AIM OF THE TASK: Pick out every line holding the string "this" and copy it.

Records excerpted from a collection
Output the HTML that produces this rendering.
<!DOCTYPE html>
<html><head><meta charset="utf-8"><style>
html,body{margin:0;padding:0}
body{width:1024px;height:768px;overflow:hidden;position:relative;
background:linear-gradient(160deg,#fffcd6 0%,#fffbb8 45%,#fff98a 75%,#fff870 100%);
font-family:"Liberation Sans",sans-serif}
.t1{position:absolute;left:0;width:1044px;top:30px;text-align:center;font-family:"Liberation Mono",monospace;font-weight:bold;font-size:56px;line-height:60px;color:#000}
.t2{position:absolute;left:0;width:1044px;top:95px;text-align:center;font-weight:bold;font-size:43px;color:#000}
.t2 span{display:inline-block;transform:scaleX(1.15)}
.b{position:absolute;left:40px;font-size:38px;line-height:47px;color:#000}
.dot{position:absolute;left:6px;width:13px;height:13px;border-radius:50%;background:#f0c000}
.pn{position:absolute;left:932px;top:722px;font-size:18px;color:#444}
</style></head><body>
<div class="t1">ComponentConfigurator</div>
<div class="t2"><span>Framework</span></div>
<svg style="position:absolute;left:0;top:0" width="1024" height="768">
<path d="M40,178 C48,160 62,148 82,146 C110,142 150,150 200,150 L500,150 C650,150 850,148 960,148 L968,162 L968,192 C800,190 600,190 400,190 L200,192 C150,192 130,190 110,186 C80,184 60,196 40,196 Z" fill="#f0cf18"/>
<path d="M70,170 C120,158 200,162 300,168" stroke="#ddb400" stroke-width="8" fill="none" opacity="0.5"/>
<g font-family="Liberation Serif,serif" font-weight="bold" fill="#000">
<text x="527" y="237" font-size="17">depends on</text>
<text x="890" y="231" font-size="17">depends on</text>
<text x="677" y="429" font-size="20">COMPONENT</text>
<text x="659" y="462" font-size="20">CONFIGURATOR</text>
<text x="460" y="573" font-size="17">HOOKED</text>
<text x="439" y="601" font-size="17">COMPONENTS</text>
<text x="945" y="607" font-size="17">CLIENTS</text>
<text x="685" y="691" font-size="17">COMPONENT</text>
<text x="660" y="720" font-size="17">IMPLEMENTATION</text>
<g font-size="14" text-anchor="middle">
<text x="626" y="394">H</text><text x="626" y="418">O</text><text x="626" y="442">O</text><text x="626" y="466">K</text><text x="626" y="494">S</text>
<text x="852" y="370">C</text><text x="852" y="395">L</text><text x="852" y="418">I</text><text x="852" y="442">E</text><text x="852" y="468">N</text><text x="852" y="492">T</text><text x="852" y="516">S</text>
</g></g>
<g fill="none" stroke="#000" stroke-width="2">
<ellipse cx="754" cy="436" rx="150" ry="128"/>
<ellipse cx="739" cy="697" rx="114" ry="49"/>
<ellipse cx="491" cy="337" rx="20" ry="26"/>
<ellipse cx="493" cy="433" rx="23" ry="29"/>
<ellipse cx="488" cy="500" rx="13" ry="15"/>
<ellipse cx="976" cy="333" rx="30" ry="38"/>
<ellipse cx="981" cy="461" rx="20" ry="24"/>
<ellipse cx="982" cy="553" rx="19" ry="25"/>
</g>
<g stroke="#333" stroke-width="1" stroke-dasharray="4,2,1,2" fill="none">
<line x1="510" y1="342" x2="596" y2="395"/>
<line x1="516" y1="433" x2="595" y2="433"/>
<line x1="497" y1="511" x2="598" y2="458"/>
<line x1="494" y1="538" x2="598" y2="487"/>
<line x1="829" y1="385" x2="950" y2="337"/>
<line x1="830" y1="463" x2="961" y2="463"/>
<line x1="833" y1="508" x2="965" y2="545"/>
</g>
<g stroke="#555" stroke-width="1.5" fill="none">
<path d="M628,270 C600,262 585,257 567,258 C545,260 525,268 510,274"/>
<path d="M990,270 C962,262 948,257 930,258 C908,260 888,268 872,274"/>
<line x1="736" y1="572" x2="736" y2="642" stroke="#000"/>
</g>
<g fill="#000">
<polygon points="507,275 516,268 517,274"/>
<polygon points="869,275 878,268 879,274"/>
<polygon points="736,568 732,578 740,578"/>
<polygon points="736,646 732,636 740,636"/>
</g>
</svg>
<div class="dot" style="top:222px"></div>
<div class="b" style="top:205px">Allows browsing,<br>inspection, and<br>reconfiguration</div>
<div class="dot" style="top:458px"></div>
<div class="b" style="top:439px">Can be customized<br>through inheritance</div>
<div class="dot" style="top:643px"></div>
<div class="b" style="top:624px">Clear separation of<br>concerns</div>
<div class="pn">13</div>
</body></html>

==

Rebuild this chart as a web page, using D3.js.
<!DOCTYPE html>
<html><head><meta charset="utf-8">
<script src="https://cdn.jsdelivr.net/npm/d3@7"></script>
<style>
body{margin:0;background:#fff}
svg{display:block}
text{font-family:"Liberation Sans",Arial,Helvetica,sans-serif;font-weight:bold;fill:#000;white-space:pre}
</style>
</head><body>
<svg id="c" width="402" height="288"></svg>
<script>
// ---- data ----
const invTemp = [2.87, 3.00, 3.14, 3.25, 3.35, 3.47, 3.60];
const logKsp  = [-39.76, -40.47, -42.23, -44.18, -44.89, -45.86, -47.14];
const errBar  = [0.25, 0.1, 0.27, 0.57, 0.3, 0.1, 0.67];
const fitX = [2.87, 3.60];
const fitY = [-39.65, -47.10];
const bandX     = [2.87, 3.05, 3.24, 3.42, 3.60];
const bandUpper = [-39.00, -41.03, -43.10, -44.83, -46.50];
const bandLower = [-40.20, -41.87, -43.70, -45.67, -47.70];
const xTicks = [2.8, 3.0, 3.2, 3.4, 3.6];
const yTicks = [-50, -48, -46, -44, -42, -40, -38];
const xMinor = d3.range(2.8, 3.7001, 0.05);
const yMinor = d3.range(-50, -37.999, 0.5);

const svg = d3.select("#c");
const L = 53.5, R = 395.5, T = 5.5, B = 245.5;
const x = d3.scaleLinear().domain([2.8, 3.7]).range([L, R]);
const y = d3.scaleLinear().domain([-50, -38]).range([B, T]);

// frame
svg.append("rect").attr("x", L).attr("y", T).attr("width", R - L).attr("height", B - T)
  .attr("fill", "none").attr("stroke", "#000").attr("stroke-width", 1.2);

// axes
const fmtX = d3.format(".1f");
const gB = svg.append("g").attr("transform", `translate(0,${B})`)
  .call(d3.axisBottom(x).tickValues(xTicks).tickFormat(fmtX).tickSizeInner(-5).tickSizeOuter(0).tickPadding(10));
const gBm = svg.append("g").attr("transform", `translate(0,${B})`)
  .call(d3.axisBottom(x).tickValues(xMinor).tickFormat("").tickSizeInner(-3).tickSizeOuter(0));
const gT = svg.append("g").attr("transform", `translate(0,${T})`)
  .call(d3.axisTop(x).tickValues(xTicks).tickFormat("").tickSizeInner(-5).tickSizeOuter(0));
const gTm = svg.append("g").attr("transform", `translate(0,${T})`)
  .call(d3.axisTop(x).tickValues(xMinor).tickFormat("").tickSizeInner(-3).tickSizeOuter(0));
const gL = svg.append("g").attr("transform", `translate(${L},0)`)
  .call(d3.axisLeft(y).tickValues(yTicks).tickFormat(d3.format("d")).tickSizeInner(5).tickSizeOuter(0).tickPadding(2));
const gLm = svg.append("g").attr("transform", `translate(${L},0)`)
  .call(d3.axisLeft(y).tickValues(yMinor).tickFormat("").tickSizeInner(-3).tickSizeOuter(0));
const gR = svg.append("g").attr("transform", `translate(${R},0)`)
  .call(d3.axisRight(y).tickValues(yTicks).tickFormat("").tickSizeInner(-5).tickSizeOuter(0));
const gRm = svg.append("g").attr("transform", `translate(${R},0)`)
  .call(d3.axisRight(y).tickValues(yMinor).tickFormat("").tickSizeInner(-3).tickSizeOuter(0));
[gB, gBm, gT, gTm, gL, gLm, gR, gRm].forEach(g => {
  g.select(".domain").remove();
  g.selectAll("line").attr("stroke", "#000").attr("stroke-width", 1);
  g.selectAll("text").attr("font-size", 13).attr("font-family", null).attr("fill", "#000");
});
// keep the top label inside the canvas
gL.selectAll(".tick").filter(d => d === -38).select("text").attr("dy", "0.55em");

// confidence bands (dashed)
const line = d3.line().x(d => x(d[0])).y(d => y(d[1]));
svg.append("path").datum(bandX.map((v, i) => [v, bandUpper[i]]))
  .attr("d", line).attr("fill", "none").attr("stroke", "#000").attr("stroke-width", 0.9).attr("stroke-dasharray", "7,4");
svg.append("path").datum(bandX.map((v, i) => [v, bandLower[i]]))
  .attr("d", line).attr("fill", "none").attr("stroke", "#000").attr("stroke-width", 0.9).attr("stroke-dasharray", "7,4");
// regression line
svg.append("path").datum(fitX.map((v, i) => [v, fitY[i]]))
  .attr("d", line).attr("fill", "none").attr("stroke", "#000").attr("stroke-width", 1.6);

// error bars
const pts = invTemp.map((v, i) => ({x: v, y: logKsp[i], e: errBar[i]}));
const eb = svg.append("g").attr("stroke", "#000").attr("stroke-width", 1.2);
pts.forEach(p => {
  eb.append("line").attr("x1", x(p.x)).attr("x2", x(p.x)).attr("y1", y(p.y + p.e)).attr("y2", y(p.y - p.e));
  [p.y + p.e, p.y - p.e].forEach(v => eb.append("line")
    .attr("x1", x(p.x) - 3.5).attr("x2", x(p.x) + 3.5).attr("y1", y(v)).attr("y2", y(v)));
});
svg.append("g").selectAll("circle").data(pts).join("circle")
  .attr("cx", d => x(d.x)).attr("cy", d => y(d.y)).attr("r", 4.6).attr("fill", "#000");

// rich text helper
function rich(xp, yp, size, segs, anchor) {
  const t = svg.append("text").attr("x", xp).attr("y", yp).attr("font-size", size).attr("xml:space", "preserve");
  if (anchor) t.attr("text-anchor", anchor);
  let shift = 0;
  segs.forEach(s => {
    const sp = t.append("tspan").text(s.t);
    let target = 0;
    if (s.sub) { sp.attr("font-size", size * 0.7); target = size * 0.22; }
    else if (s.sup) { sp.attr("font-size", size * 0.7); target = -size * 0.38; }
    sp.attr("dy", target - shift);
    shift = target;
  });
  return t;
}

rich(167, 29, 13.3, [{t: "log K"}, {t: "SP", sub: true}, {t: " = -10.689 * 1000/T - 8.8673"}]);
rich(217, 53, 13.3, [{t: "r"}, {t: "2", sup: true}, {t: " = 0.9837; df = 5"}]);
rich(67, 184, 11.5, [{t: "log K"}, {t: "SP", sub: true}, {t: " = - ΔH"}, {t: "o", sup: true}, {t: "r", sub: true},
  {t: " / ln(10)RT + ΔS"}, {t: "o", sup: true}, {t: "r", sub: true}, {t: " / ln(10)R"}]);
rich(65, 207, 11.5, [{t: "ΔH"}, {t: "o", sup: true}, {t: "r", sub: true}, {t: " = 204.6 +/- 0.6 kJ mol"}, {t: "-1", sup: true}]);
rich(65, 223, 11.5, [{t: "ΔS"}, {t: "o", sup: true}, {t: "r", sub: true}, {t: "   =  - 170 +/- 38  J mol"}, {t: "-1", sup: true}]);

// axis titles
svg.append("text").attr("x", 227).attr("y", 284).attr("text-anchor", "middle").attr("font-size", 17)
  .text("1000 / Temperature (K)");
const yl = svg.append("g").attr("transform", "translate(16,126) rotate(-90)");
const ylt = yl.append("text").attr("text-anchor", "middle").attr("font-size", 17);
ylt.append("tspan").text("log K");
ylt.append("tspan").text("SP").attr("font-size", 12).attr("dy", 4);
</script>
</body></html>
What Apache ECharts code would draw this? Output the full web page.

RESPONSE TO THE EXERCISE:
Output the HTML that produces this rendering.
Rebuild this chart as a web page, using D3.js.
What Apache ECharts code would draw this? Output the full web page.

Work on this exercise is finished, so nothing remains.